Word for word, transcribe the lines below and drop the pictures.
-------
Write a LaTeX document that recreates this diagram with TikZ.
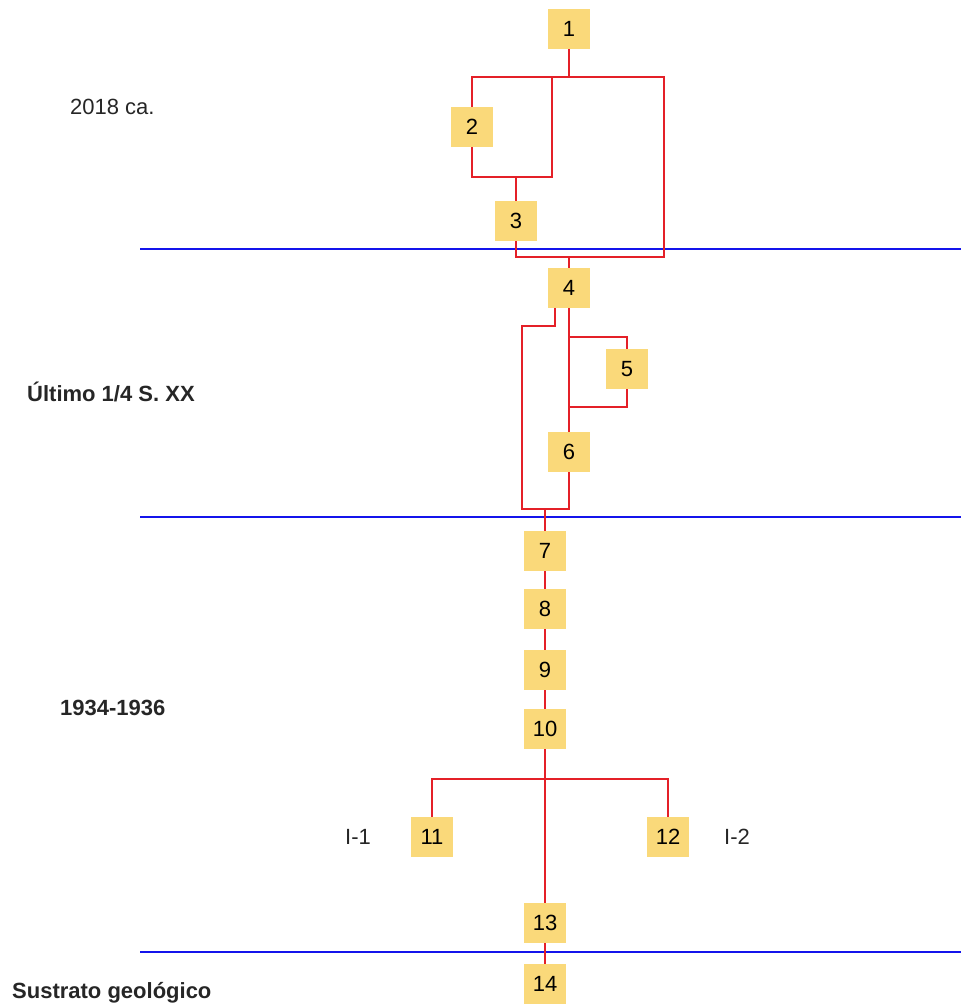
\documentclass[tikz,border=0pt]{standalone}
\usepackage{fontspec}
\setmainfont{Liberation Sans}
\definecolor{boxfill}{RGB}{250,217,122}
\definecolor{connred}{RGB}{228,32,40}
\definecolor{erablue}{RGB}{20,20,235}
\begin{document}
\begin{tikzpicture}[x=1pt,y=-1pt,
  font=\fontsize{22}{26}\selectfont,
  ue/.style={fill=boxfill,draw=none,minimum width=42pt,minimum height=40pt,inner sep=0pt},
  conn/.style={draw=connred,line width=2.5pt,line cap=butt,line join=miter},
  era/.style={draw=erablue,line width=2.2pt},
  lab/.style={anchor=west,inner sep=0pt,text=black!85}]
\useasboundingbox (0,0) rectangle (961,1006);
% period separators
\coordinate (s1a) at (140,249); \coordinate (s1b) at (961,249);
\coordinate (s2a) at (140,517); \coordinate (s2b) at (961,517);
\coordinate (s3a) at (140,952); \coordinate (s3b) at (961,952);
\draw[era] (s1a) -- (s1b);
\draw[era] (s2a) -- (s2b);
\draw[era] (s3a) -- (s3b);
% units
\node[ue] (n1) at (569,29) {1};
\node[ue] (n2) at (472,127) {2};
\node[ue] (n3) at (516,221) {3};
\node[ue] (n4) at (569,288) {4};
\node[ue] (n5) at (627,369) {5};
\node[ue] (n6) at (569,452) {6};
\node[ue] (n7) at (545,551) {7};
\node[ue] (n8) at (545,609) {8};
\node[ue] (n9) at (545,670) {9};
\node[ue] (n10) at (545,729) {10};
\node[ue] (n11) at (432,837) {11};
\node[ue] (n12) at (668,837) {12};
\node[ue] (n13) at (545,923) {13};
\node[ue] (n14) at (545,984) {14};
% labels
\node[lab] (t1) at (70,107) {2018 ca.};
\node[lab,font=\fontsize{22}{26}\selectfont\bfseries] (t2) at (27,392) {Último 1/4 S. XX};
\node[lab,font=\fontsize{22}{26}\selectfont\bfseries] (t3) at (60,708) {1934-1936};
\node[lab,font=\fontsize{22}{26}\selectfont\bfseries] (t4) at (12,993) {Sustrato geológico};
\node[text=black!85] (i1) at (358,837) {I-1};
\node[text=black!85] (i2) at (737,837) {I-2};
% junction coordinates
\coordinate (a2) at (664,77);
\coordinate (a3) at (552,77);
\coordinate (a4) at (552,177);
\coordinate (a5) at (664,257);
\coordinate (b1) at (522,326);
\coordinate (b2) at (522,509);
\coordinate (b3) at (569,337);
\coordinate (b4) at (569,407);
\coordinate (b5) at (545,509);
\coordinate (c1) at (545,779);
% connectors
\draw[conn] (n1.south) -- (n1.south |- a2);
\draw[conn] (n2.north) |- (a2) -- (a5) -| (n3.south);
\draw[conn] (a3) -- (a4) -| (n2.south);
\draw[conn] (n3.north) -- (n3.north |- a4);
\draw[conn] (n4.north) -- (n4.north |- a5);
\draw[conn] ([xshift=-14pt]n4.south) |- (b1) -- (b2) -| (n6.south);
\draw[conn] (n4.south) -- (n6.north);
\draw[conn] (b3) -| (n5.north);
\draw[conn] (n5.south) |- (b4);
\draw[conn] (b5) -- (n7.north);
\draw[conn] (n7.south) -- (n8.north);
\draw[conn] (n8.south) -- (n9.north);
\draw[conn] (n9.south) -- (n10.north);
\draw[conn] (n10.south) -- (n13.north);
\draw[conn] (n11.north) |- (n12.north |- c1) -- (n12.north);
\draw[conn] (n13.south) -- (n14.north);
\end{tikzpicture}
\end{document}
-------
* RESULT *
Write a LaTeX document that recreates this diagram with TikZ.
\documentclass[tikz,border=0pt]{standalone}
\usepackage{fontspec}
\setmainfont{Liberation Sans}
\definecolor{boxfill}{RGB}{250,217,122}
\definecolor{connred}{RGB}{228,32,40}
\definecolor{erablue}{RGB}{20,20,235}
\begin{document}
\begin{tikzpicture}[x=1pt,y=-1pt,
  font=\fontsize{22}{26}\selectfont,
  ue/.style={fill=boxfill,draw=none,minimum width=42pt,minimum height=40pt,inner sep=0pt},
  conn/.style={draw=connred,line width=2.5pt,line cap=butt,line join=miter},
  era/.style={draw=erablue,line width=2.2pt},
  lab/.style={anchor=west,inner sep=0pt,text=black!85}]
\useasboundingbox (0,0) rectangle (961,1006);
% period separators
\coordinate (s1a) at (140,249); \coordinate (s1b) at (961,249);
\coordinate (s2a) at (140,517); \coordinate (s2b) at (961,517);
\coordinate (s3a) at (140,952); \coordinate (s3b) at (961,952);
\draw[era] (s1a) -- (s1b);
\draw[era] (s2a) -- (s2b);
\draw[era] (s3a) -- (s3b);
% units
\node[ue] (n1) at (569,29) {1};
\node[ue] (n2) at (472,127) {2};
\node[ue] (n3) at (516,221) {3};
\node[ue] (n4) at (569,288) {4};
\node[ue] (n5) at (627,369) {5};
\node[ue] (n6) at (569,452) {6};
\node[ue] (n7) at (545,551) {7};
\node[ue] (n8) at (545,609) {8};
\node[ue] (n9) at (545,670) {9};
\node[ue] (n10) at (545,729) {10};
\node[ue] (n11) at (432,837) {11};
\node[ue] (n12) at (668,837) {12};
\node[ue] (n13) at (545,923) {13};
\node[ue] (n14) at (545,984) {14};
% labels
\node[lab] (t1) at (70,107) {2018 ca.};
\node[lab,font=\fontsize{22}{26}\selectfont\bfseries] (t2) at (27,392) {Último 1/4 S. XX};
\node[lab,font=\fontsize{22}{26}\selectfont\bfseries] (t3) at (60,708) {1934-1936};
\node[lab,font=\fontsize{22}{26}\selectfont\bfseries] (t4) at (12,993) {Sustrato geológico};
\node[text=black!85] (i1) at (358,837) {I-1};
\node[text=black!85] (i2) at (737,837) {I-2};
% junction coordinates
\coordinate (a2) at (664,77);
\coordinate (a3) at (552,77);
\coordinate (a4) at (552,177);
\coordinate (a5) at (664,257);
\coordinate (b1) at (522,326);
\coordinate (b2) at (522,509);
\coordinate (b3) at (569,337);
\coordinate (b4) at (569,407);
\coordinate (b5) at (545,509);
\coordinate (c1) at (545,779);
% connectors
\draw[conn] (n1.south) -- (n1.south |- a2);
\draw[conn] (n2.north) |- (a2) -- (a5) -| (n3.south);
\draw[conn] (a3) -- (a4) -| (n2.south);
\draw[conn] (n3.north) -- (n3.north |- a4);
\draw[conn] (n4.north) -- (n4.north |- a5);
\draw[conn] ([xshift=-14pt]n4.south) |- (b1) -- (b2) -| (n6.south);
\draw[conn] (n4.south) -- (n6.north);
\draw[conn] (b3) -| (n5.north);
\draw[conn] (n5.south) |- (b4);
\draw[conn] (b5) -- (n7.north);
\draw[conn] (n7.south) -- (n8.north);
\draw[conn] (n8.south) -- (n9.north);
\draw[conn] (n9.south) -- (n10.north);
\draw[conn] (n10.south) -- (n13.north);
\draw[conn] (n11.north) |- (n12.north |- c1) -- (n12.north);
\draw[conn] (n13.south) -- (n14.north);
\end{tikzpicture}
\end{document}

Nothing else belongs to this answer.